# dead bees in front of my hive



## moonlightfarm (Feb 16, 2016)

I live in N Ga and it was a warm and windy day, so I walked over to check on my bee hives (we have 2).. my hive has dead or sluggish bees in front and all around the perimeter close. a few under it are white. I have not looked at them for almost 2 weeks and we had lots of rain during that time, so I am wondering if the white ones have just been wet for a while laying on the ground or if there is something else going on... there were a few sluggish bees on the landing but most were on the ground looking alive but barely moving. since it was around 65 degrees, I lifted the top and I could see LOTS of bees under the cover (through the opening I didn't lift it) but they appeared to be huddled together and also moving very slow. what should I do? the hive next to it seems fine with bees flying in and out...


----------



## Iddee (Sep 25, 2005)

You might want to check this link out and send in a sample.

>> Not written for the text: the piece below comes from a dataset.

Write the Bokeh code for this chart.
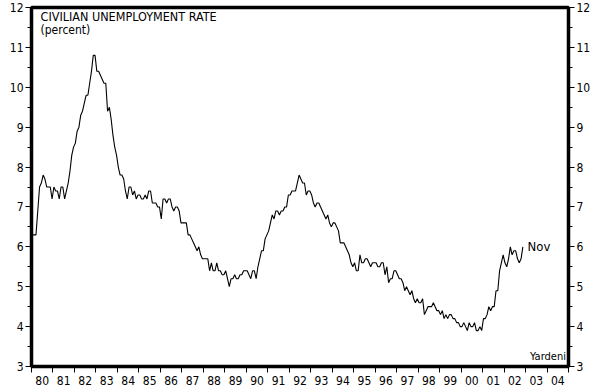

https://www.zombeewatch.org/


----------



## alleyyooper (Apr 22, 2005)

Or go to the sticky post above and see how to send a sample to the bee lab in Maryland to find out what your tax dollars are paying for.

 Al


----------



## moonlightfarm (Feb 16, 2016)

I have many more dead and sluggish bees today. It was warm today, so I opened up... Bees and honey in top box, bees un the lower box, the frames have the arch with what looks like it had been brood, a few had white bodies hanging out of them..i didn't pull out all the frames and didn't look for the queen today, it was windy and the bees from the hive beside started coming over. I read about using essential oils so I soaked some cotton balls un tea tree oil and put in the bottom if the box and made a patty with tea tree oil coconut oil and honey.. At this point I don't think I can harm them


----------



## alleyyooper (Apr 22, 2005)

Those white things were probably chill brood or dead larva stage honey bees.

 Al


----------



## moonlightfarm (Feb 16, 2016)

What should I do now?


----------



## alleyyooper (Apr 22, 2005)

If nothing is flowering feed the bees and let them clean the hives out.

 Al


----------



## moonlightfarm (Feb 16, 2016)

I did put sugar water out the first day I saw all of the dead bees, I thought they might be starving... after opening I realized it wasnt that... what will happen if there is no brood... and I didn't look for the queen, I had the hive open a while to clean out the bottom screen and look at a few frames in both boxes, they were stuck together pretty good so it took me a while and I didn't want to cause any more problems by having the hive open too long. I watched a few documentaries on tv and one was talking about a vsh queen that supposedly had built up a resistance to trachea and verroa ... what have you heard about this, and is it too early to replace a queen? the weather has been crazy all winter long, freezing spells and then warm spells like this past week, but freezing by the end of this week again...we had two hives last year, lost both, one absconded the other had too much honey and no place for brood, I was told we fed too much sugar water... we go to a bee keepers meeting about 25 mins away from our farm and they had much drier weather than we did and kept saying in the meeting to keep the sugar water out... we have a lot of undeveloped land that must have had enough for them... in any case, I ordered my bees through the bee keepers group and my husband bought his from a man that raises and sells local and belongs to the beekeepers group. His hive is very strong with darker colored bees... mine is the one suffering... I hate to loose anything I am raising especially if it is caused by me... we treated both hives the same...I seem to be rambling... thanks for your advice...


----------



## alleyyooper (Apr 22, 2005)

Keep the syrup on them 1:1 ratio now till things start blooming, usually the bees will stop taking the syrup in the spring on their own. 
If it is a warm sunny day above 45F little to no wind the bees should be fine being open for an inspection.

Their are all different breeds and hybrids that are supposed to be resistance to an number of things, the VHS is just one of them.

I would not replace a queen until she is at the end of her second year and even then if she still doing well in the fall I will let her go on doing her thing.

You could always raise a queen from your hubbies bees if you like his stock better.
It can be as easy as you want it to be.

 Al


----------



## moonlightfarm (Feb 16, 2016)

Ok. Thanks so much. It is supposed to be cold and rainy for the next several days, hopefully I can get back in there next week!!


----------